--- Start ---

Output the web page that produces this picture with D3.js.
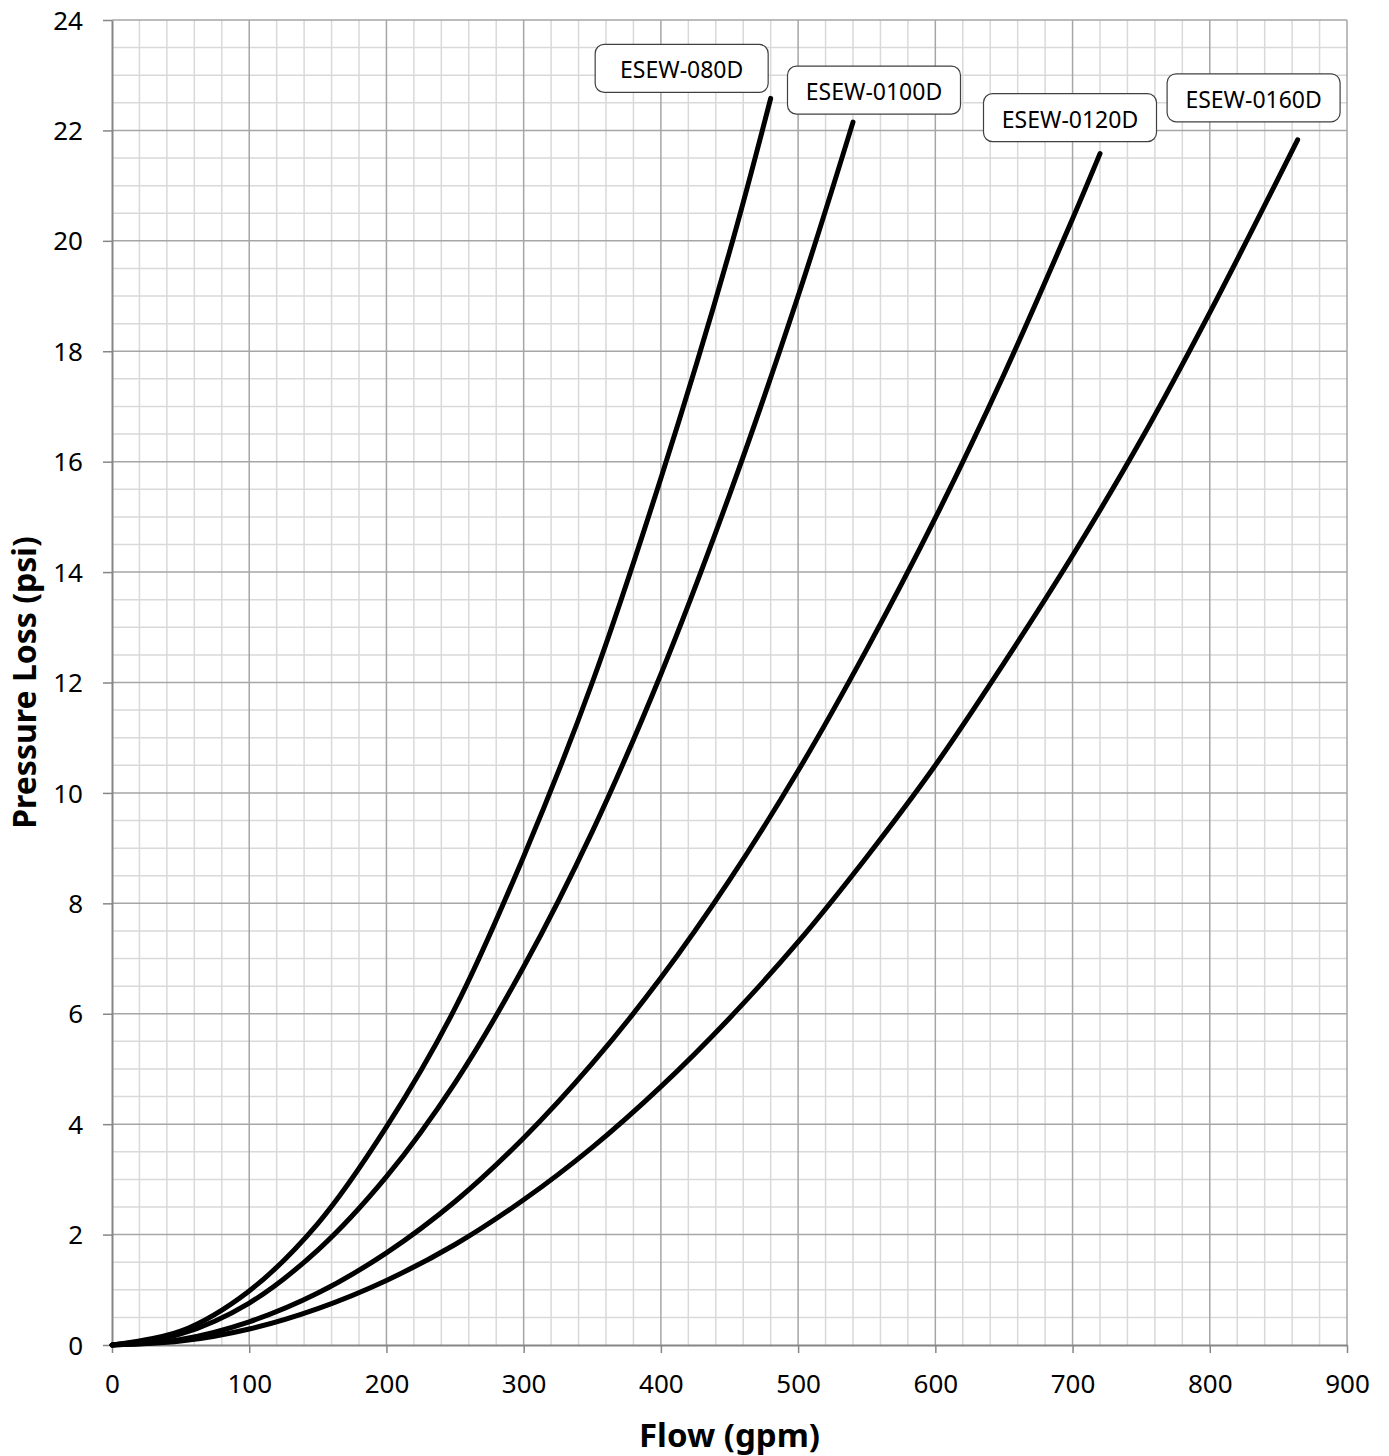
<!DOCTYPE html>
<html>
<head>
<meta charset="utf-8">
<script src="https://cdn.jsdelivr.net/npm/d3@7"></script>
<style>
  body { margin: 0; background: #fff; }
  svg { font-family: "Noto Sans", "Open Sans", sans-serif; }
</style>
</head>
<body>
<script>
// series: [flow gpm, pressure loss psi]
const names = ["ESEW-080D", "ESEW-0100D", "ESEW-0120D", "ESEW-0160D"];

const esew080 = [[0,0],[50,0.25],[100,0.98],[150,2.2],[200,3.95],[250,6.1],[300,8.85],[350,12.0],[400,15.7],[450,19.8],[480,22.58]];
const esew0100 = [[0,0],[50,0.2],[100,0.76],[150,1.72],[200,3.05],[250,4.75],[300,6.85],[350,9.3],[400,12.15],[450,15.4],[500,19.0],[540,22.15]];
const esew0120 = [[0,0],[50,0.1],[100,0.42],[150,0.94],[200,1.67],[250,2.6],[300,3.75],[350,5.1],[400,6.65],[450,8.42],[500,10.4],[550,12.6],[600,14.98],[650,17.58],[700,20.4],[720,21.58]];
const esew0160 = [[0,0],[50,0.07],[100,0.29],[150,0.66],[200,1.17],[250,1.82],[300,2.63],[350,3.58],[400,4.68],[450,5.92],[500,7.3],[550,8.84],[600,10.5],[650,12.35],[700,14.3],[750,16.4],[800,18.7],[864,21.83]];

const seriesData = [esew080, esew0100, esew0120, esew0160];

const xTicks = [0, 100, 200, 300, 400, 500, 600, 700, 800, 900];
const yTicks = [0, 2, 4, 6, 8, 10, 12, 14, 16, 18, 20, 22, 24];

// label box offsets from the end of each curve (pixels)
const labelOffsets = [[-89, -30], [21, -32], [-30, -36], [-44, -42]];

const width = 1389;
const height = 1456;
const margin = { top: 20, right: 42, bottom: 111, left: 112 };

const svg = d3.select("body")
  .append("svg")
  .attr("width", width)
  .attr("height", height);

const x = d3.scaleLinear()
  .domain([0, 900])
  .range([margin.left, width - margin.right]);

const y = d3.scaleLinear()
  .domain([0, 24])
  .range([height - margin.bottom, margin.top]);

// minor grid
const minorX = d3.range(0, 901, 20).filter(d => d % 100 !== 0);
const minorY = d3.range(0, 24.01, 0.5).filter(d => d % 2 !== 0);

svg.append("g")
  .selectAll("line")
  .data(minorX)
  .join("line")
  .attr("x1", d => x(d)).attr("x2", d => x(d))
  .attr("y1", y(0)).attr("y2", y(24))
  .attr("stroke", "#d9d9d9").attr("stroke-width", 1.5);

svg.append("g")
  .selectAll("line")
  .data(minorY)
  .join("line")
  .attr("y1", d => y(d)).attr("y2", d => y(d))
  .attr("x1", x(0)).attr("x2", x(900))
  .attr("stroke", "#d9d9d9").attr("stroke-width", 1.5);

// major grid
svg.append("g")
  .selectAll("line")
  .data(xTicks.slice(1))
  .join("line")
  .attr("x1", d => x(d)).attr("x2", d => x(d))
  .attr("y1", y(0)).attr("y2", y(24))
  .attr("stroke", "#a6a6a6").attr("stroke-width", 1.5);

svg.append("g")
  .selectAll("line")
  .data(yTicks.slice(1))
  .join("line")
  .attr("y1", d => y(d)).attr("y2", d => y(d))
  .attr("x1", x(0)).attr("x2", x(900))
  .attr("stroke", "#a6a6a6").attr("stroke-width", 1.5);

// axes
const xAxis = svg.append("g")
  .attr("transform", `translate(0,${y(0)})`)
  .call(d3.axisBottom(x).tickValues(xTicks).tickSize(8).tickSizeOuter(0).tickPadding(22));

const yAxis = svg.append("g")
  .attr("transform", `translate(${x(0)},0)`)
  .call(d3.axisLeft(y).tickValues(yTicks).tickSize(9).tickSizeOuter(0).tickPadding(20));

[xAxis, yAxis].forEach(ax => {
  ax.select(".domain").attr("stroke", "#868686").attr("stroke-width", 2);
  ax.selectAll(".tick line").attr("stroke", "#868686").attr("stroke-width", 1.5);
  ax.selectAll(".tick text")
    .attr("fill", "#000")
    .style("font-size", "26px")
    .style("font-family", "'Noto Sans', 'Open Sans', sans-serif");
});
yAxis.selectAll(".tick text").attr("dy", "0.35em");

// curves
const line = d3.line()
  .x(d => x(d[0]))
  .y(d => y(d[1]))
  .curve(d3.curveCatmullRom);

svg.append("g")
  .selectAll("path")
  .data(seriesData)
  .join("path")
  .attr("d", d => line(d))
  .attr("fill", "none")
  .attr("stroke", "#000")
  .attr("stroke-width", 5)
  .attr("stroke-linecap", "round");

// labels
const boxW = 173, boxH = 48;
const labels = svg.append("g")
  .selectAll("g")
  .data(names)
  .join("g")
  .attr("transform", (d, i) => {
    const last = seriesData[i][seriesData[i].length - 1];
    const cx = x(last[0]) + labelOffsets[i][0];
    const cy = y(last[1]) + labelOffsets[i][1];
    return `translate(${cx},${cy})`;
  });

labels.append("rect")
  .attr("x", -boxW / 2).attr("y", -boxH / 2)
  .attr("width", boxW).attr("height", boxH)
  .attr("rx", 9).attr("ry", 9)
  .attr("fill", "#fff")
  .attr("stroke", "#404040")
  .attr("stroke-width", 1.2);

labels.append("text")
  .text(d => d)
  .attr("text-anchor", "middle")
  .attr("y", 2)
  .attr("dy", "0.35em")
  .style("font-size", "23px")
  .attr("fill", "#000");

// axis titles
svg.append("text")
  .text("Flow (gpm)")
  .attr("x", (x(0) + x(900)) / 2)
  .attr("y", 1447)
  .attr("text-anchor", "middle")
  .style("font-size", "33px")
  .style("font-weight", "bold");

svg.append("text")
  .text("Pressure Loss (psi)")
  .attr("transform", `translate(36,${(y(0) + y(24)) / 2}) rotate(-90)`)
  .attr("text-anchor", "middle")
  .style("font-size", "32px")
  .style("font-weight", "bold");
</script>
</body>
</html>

--- End ---

Go through the listing above and write it all out exactly, leaving out any picture.

_The response_
Output the web page that produces this picture with D3.js.
<!DOCTYPE html>
<html>
<head>
<meta charset="utf-8">
<script src="https://cdn.jsdelivr.net/npm/d3@7"></script>
<style>
  body { margin: 0; background: #fff; }
  svg { font-family: "Noto Sans", "Open Sans", sans-serif; }
</style>
</head>
<body>
<script>
// series: [flow gpm, pressure loss psi]
const names = ["ESEW-080D", "ESEW-0100D", "ESEW-0120D", "ESEW-0160D"];

const esew080 = [[0,0],[50,0.25],[100,0.98],[150,2.2],[200,3.95],[250,6.1],[300,8.85],[350,12.0],[400,15.7],[450,19.8],[480,22.58]];
const esew0100 = [[0,0],[50,0.2],[100,0.76],[150,1.72],[200,3.05],[250,4.75],[300,6.85],[350,9.3],[400,12.15],[450,15.4],[500,19.0],[540,22.15]];
const esew0120 = [[0,0],[50,0.1],[100,0.42],[150,0.94],[200,1.67],[250,2.6],[300,3.75],[350,5.1],[400,6.65],[450,8.42],[500,10.4],[550,12.6],[600,14.98],[650,17.58],[700,20.4],[720,21.58]];
const esew0160 = [[0,0],[50,0.07],[100,0.29],[150,0.66],[200,1.17],[250,1.82],[300,2.63],[350,3.58],[400,4.68],[450,5.92],[500,7.3],[550,8.84],[600,10.5],[650,12.35],[700,14.3],[750,16.4],[800,18.7],[864,21.83]];

const seriesData = [esew080, esew0100, esew0120, esew0160];

const xTicks = [0, 100, 200, 300, 400, 500, 600, 700, 800, 900];
const yTicks = [0, 2, 4, 6, 8, 10, 12, 14, 16, 18, 20, 22, 24];

// label box offsets from the end of each curve (pixels)
const labelOffsets = [[-89, -30], [21, -32], [-30, -36], [-44, -42]];

const width = 1389;
const height = 1456;
const margin = { top: 20, right: 42, bottom: 111, left: 112 };

const svg = d3.select("body")
  .append("svg")
  .attr("width", width)
  .attr("height", height);

const x = d3.scaleLinear()
  .domain([0, 900])
  .range([margin.left, width - margin.right]);

const y = d3.scaleLinear()
  .domain([0, 24])
  .range([height - margin.bottom, margin.top]);

// minor grid
const minorX = d3.range(0, 901, 20).filter(d => d % 100 !== 0);
const minorY = d3.range(0, 24.01, 0.5).filter(d => d % 2 !== 0);

svg.append("g")
  .selectAll("line")
  .data(minorX)
  .join("line")
  .attr("x1", d => x(d)).attr("x2", d => x(d))
  .attr("y1", y(0)).attr("y2", y(24))
  .attr("stroke", "#d9d9d9").attr("stroke-width", 1.5);

svg.append("g")
  .selectAll("line")
  .data(minorY)
  .join("line")
  .attr("y1", d => y(d)).attr("y2", d => y(d))
  .attr("x1", x(0)).attr("x2", x(900))
  .attr("stroke", "#d9d9d9").attr("stroke-width", 1.5);

// major grid
svg.append("g")
  .selectAll("line")
  .data(xTicks.slice(1))
  .join("line")
  .attr("x1", d => x(d)).attr("x2", d => x(d))
  .attr("y1", y(0)).attr("y2", y(24))
  .attr("stroke", "#a6a6a6").attr("stroke-width", 1.5);

svg.append("g")
  .selectAll("line")
  .data(yTicks.slice(1))
  .join("line")
  .attr("y1", d => y(d)).attr("y2", d => y(d))
  .attr("x1", x(0)).attr("x2", x(900))
  .attr("stroke", "#a6a6a6").attr("stroke-width", 1.5);

// axes
const xAxis = svg.append("g")
  .attr("transform", `translate(0,${y(0)})`)
  .call(d3.axisBottom(x).tickValues(xTicks).tickSize(8).tickSizeOuter(0).tickPadding(22));

const yAxis = svg.append("g")
  .attr("transform", `translate(${x(0)},0)`)
  .call(d3.axisLeft(y).tickValues(yTicks).tickSize(9).tickSizeOuter(0).tickPadding(20));

[xAxis, yAxis].forEach(ax => {
  ax.select(".domain").attr("stroke", "#868686").attr("stroke-width", 2);
  ax.selectAll(".tick line").attr("stroke", "#868686").attr("stroke-width", 1.5);
  ax.selectAll(".tick text")
    .attr("fill", "#000")
    .style("font-size", "26px")
    .style("font-family", "'Noto Sans', 'Open Sans', sans-serif");
});
yAxis.selectAll(".tick text").attr("dy", "0.35em");

// curves
const line = d3.line()
  .x(d => x(d[0]))
  .y(d => y(d[1]))
  .curve(d3.curveCatmullRom);

svg.append("g")
  .selectAll("path")
  .data(seriesData)
  .join("path")
  .attr("d", d => line(d))
  .attr("fill", "none")
  .attr("stroke", "#000")
  .attr("stroke-width", 5)
  .attr("stroke-linecap", "round");

// labels
const boxW = 173, boxH = 48;
const labels = svg.append("g")
  .selectAll("g")
  .data(names)
  .join("g")
  .attr("transform", (d, i) => {
    const last = seriesData[i][seriesData[i].length - 1];
    const cx = x(last[0]) + labelOffsets[i][0];
    const cy = y(last[1]) + labelOffsets[i][1];
    return `translate(${cx},${cy})`;
  });

labels.append("rect")
  .attr("x", -boxW / 2).attr("y", -boxH / 2)
  .attr("width", boxW).attr("height", boxH)
  .attr("rx", 9).attr("ry", 9)
  .attr("fill", "#fff")
  .attr("stroke", "#404040")
  .attr("stroke-width", 1.2);

labels.append("text")
  .text(d => d)
  .attr("text-anchor", "middle")
  .attr("y", 2)
  .attr("dy", "0.35em")
  .style("font-size", "23px")
  .attr("fill", "#000");

// axis titles
svg.append("text")
  .text("Flow (gpm)")
  .attr("x", (x(0) + x(900)) / 2)
  .attr("y", 1447)
  .attr("text-anchor", "middle")
  .style("font-size", "33px")
  .style("font-weight", "bold");

svg.append("text")
  .text("Pressure Loss (psi)")
  .attr("transform", `translate(36,${(y(0) + y(24)) / 2}) rotate(-90)`)
  .attr("text-anchor", "middle")
  .style("font-size", "32px")
  .style("font-weight", "bold");
</script>
</body>
</html>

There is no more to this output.